Today marks the first of many upcoming moments of silence in Google’s years-long plan to kill cookies. As of this morning, the Chrome web browser disabled cookies for 1% of its users, about 30 million people. By the end of the year, cookies will be gone in Chrome forever—sort of.
For privacy advocates, cookies are the original sin of the internet. Throughout most of the web’s history, cookies were one of the primary ways that tech companies tracked your behavior online. For targeted ads and many other kinds of tracking, websites rely on cookies made by other companies (such as Google). These are known as “third-party cookies,” and they’re built into the internet’s infrastructure. They’re everywhere. If you visited Gizmodo without an ad blocker or some other kind of tracking protection, we might have given you some cookies ourselves. Sorry.

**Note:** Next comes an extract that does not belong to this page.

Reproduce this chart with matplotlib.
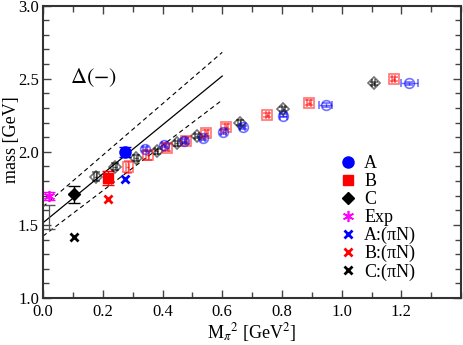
import numpy as np
import matplotlib
matplotlib.use("Agg")
import matplotlib.pyplot as plt
from matplotlib.lines import Line2D
from matplotlib.ticker import MultipleLocator

plt.rcParams['font.family'] = ['Liberation Serif', 'DejaVu Serif']
plt.rcParams['mathtext.fontset'] = 'stix'

# filled points (lowest mass point of each set)
a_x, a_y, a_e = [0.274], [2.000], [0.035]
b_x, b_y, b_e = [0.218], [1.820], [0.050]
c_x, c_y, c_e = [0.104], [1.710], [0.057]
exp_x, exp_y, exp_e = [0.021], [1.698], [0.030]

# pi N thresholds
an_x, an_y = [0.274], [1.814]
bn_x, bn_y = [0.218], [1.680]
cn_x, cn_y = [0.104], [1.416]

# open points
ao_x = [0.341, 0.405, 0.471, 0.536, 0.603, 0.669, 0.805, 0.946, 1.227]
ao_y = [2.020, 2.046, 2.074, 2.092, 2.137, 2.167, 2.247, 2.320, 2.468]
ao_xe = [0.006, 0.006, 0.006, 0.007, 0.008, 0.008, 0.012, 0.022, 0.028]
bo_x = [0.283, 0.350, 0.415, 0.480, 0.547, 0.614, 0.751, 0.890, 1.174]
bo_y = [1.898, 1.975, 2.028, 2.076, 2.126, 2.172, 2.252, 2.336, 2.498]
bo_ye = [0.040, 0.030, 0.025, 0.022, 0.020, 0.018, 0.015, 0.015, 0.015]
co_x = [0.176, 0.241, 0.311, 0.380, 0.447, 0.516, 0.658, 0.805, 1.107]
co_y = [1.830, 1.898, 1.958, 2.003, 2.058, 2.109, 2.199, 2.293, 2.468]
co_ye = [0.030, 0.025, 0.020, 0.018, 0.015, 0.015, 0.015, 0.015, 0.012]

# chiral extrapolation lines
fit_x = [0.0, 0.6]
fit_y = [1.515, 2.518]
fit_up = [1.625, 2.680]
fit_lo = [1.424, 2.354]
extr_x, extr_y, extr_e = [0.020], [1.554], [0.083]

x_ticks = [0.0, 0.2, 0.4, 0.6, 0.8, 1.0, 1.2]
y_ticks = [1.0, 1.5, 2.0, 2.5, 3.0]

fig = plt.figure(figsize=(4.63, 3.45), dpi=100)
ax = fig.add_axes([0.093, 0.136, 0.903, 0.848])

ax.plot(fit_x, fit_y, color='black', lw=0.9)
ax.plot(fit_x, fit_up, color='black', lw=0.8, ls=(0, (4, 3)))
ax.plot(fit_x, fit_lo, color='black', lw=0.8, ls=(0, (4, 3)))
ax.errorbar(extr_x, extr_y, yerr=extr_e, fmt='none', ecolor='#555555',
            elinewidth=0.9, capsize=4)

# open points, semi transparent
ax.errorbar(co_x, co_y, yerr=co_ye, xerr=0.006, fmt='D', ms=6, mfc='none',
            mec='black', mew=1.2, ecolor='black', elinewidth=1, capsize=3,
            alpha=0.55)
ax.errorbar(bo_x, bo_y, yerr=bo_ye, xerr=0.006, fmt='s', ms=7, mfc='none',
            mec='red', mew=1.2, ecolor='red', elinewidth=1, capsize=3,
            alpha=0.55)
ax.errorbar(ao_x, ao_y, yerr=0.012, xerr=ao_xe, fmt='o', ms=7, mfc='none',
            mec='blue', mew=1.2, ecolor='blue', elinewidth=1, capsize=3,
            alpha=0.55)

# filled points
ax.errorbar(a_x, a_y, yerr=a_e, fmt='o', ms=8, color='blue', ecolor='blue',
            elinewidth=1, capsize=4)
ax.errorbar(b_x, b_y, yerr=b_e, fmt='s', ms=7, color='red', ecolor='red',
            elinewidth=1, capsize=4)
ax.errorbar(c_x, c_y, yerr=c_e, fmt='D', ms=6, color='black', ecolor='black',
            elinewidth=1, capsize=4)
ax.errorbar(exp_x, exp_y, yerr=exp_e, fmt='none', ecolor='magenta',
            elinewidth=1, capsize=4)
star = (6, 2, 0)
ax.plot(exp_x, exp_y, ls='none', marker=star, ms=8, mew=1.2, color='magenta')
ax.plot(an_x, an_y, ls='none', marker='x', ms=5.5, mew=2, color='blue')
ax.plot(bn_x, bn_y, ls='none', marker='x', ms=5.5, mew=2, color='red')
ax.plot(cn_x, cn_y, ls='none', marker='x', ms=5.5, mew=2, color='black')

ax.text(0.17, 2.505, r'$\Delta(-)$', fontsize=16, ha='center', va='center')

leg_labels = ['A', 'B', 'C', 'Exp', 'A:(πN)', 'B:(πN)', 'C:(πN)']
leg_handles = [
    Line2D([], [], ls='none', marker='o', ms=8, color='blue'),
    Line2D([], [], ls='none', marker='s', ms=7, color='red'),
    Line2D([], [], ls='none', marker='D', ms=6, color='black'),
    Line2D([], [], ls='none', marker=star, ms=8, mew=1.2, color='magenta'),
    Line2D([], [], ls='none', marker='x', ms=5.5, mew=2, color='blue'),
    Line2D([], [], ls='none', marker='x', ms=5.5, mew=2, color='red'),
    Line2D([], [], ls='none', marker='x', ms=5.5, mew=2, color='black'),
]
ax.legend(leg_handles, leg_labels, loc='upper left',
          bbox_to_anchor=(0.732, 0.550), bbox_transform=fig.transFigure,
          frameon=False, fontsize=13, handletextpad=0.4, labelspacing=0.05,
          handlelength=1.0, borderpad=0, borderaxespad=0)

ax.set_xlim(0, 1.4)
ax.set_ylim(1.0, 3.0)
ax.set_xticks(x_ticks)
ax.set_xticklabels([f'{v:.1f}' for v in x_ticks])
ax.set_yticks(y_ticks)
ax.set_yticklabels([f'{v:.1f}' for v in y_ticks])
ax.xaxis.set_minor_locator(MultipleLocator(0.1))
ax.yaxis.set_minor_locator(MultipleLocator(0.1))
ax.tick_params(which='both', direction='in', top=True, right=True,
               labelsize=12, color='#444444')
ax.tick_params(axis='y', pad=3)
ax.tick_params(axis='x', pad=4)
ax.tick_params(which='major', length=6, width=1)
ax.tick_params(which='minor', length=4, width=1)
for s in ax.spines.values():
    s.set_linewidth(1.5)
    s.set_color('#333333')

ax.set_xlabel('M$_\\pi$$^2$ [GeV$^2$]', fontsize=13, labelpad=1)
ax.set_ylabel('mass [GeV]', fontsize=13)
ax.yaxis.set_label_coords(-0.056, 0.54)

fig.savefig('out.png', dpi=100)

Back in 2019, years of bad news about Google, Facebook, and other tech companies’ privacy malpractices got so loud that Silicon Valley had to address it. Google, which makes the vast majority of its money tracking you and showing you ads online, announced that it was embarking on a project to get rid of third-party cookies in Chrome. Something like 60% of internet users are on Chrome, so Google getting rid of the technology will essentially kill cookies forever.